Les avantages des énergies renouvelables et de la décarbonisation pour le consommateur sont plutôt complexe. Les énergies renouvelables sont, par exemple, moins sensibles à la conjoncture que les combustibles fossiles, ce qui constitue un avantage économique pour les producteurs. L'énergie renouvelable est généralement produite sur le territoire domestique, ce qui améliore la sécurité de l'approvisionnement. Les énergies renouvelables présentent également des avantages pour la santé publique: selon l’OMS, la pollution de l'air par les combustibles fossiles (l'une des principales causes de décès prématurés dans le monde) a entraîné des coûts sanitaires et économiques de 2900 milliards de dollars américains dans le monde en 2018. Enfin, la décarbonisation par le biais de la transition vers les énergies renouvelables devrait atténuer les pires effets des risques physiques qui résulteront du réchauffement climatique.

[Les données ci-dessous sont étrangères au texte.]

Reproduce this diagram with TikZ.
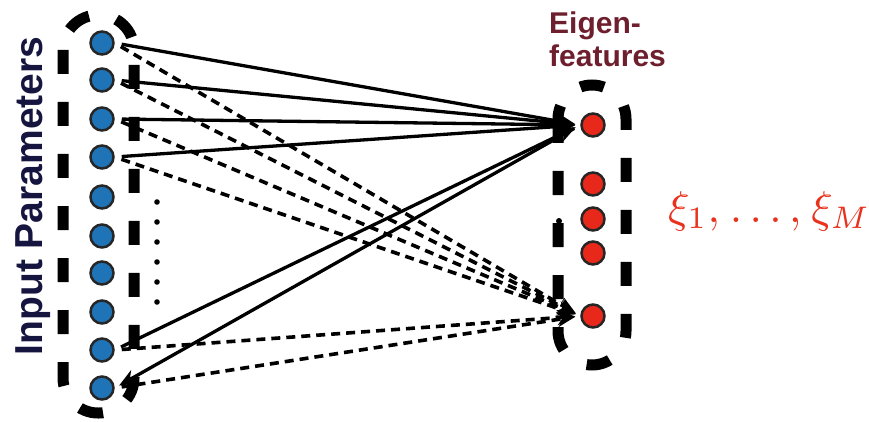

L'interaction entre les nouvelles technologies énergétiques propres et les produits qu'elles remplacent sera également différente des expériences historiques. Lors des révolutions technologiques précédentes, les nouvelles technologies et les produits qu'elles remplaçaient coexistaient sur de très longues périodes. Pour respecter un scénario de réchauffement de 1,5 °C, cette coexistence ne sera pas possible, ce qui signifie que les régulateurs devront travailler activement à l’élimination des combustibles fossiles.
Un autre élément distinctif réside dans le fait que la transition énergétique s'inscrit dans une révolution technologique plus large, qui coïncide avec les exigences de l'innovation durable, à savoir celle de la révolution de l'information. La révolution de l'information a le potentiel d'engendrer un autre genre de bouleversement social. Dans le passé, les révolutions se concentraient sur le remplacement du travail physique par des machines, tandis que la révolution de l'information vise à remplacer la performance intellectuelle par les technologies numériques et l'intelligence artificielle. Il s'agit non seulement de deux révolutions technologiques qui conduisent au remplacement des travailleurs, mais la révolution de l'information entraînera probablement un tout autre type de changement par rapport à que celui connu jusqu'à présent.